[WORK INSTRUCTIONS] Search the listing for the string "this" and copy every line that contains it.

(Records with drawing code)

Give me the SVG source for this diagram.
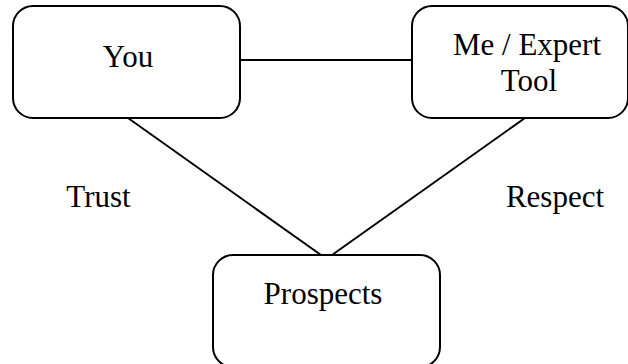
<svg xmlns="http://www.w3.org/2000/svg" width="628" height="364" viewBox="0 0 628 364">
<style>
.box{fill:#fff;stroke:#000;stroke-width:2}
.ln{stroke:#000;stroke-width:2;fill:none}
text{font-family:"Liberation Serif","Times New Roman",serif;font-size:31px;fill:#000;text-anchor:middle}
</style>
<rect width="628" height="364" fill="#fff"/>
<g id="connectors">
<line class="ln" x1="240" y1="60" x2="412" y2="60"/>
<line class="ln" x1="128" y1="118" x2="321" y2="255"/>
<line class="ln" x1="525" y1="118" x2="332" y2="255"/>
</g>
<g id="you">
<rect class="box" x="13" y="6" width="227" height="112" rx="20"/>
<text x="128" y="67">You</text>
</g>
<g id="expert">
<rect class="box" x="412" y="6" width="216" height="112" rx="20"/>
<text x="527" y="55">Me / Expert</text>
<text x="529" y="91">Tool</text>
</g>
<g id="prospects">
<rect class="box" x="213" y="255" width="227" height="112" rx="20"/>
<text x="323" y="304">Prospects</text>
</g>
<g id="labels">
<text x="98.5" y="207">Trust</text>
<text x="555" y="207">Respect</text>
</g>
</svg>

--

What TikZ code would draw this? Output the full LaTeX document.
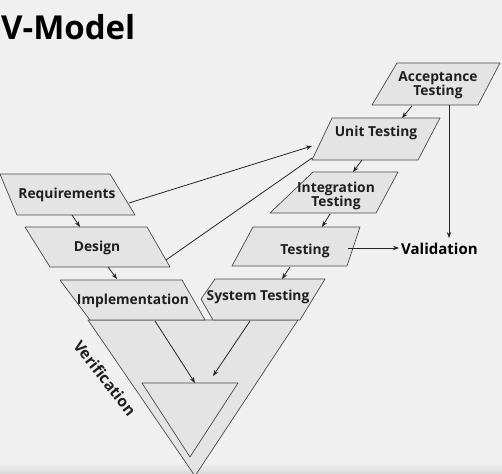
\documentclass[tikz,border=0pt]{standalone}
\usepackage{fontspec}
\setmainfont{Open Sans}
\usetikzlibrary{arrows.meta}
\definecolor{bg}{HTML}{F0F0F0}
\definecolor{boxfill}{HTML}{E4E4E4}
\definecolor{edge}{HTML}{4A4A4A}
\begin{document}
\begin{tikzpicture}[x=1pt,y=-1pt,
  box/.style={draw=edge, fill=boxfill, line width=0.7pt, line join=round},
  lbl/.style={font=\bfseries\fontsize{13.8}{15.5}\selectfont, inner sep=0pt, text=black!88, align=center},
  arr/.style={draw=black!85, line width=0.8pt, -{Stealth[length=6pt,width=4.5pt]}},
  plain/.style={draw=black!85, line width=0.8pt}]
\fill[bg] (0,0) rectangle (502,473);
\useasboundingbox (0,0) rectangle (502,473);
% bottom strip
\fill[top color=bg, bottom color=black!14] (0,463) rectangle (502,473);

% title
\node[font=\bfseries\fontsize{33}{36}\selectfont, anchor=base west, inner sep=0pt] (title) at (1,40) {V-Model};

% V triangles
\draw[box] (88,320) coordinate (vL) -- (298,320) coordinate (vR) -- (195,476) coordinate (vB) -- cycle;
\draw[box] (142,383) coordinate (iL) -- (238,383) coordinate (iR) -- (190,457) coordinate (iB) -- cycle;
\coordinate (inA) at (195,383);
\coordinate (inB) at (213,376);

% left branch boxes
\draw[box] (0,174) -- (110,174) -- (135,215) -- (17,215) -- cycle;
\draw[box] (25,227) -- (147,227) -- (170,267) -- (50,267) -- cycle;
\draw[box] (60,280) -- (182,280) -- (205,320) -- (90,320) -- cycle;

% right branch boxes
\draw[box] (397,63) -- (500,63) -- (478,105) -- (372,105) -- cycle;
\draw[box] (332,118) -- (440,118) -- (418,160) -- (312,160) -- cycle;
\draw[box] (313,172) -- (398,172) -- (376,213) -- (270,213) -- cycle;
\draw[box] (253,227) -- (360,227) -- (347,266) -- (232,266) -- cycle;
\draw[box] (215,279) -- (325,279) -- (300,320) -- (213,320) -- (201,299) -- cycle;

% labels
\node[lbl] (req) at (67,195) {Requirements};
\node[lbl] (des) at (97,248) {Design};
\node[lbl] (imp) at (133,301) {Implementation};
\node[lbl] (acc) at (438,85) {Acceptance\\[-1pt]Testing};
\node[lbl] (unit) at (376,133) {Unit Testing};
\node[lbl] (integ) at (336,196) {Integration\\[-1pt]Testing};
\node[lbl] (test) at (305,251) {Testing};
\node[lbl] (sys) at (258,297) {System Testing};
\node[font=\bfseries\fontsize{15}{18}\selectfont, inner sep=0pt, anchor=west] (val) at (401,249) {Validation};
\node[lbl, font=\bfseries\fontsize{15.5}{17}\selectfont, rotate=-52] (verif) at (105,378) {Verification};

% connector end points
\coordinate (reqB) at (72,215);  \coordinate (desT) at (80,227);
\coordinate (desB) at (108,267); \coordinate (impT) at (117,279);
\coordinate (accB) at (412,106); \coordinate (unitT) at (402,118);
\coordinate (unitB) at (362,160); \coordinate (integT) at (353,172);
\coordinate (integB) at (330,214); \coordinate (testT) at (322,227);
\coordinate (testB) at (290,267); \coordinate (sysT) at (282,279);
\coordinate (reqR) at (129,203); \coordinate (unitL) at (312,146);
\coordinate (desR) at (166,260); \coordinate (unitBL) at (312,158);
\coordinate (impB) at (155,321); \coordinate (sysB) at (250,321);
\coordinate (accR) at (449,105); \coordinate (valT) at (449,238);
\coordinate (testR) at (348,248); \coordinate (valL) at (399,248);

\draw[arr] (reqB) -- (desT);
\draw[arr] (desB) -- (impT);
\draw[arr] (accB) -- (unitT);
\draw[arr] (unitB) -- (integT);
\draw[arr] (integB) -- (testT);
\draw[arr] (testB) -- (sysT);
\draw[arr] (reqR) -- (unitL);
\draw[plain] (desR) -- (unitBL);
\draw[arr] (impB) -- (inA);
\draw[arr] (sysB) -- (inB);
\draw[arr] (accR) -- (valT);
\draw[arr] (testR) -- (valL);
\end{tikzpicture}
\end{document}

[TASK RESULT]
Give me the SVG source for this diagram.
What TikZ code would draw this? Output the full LaTeX document.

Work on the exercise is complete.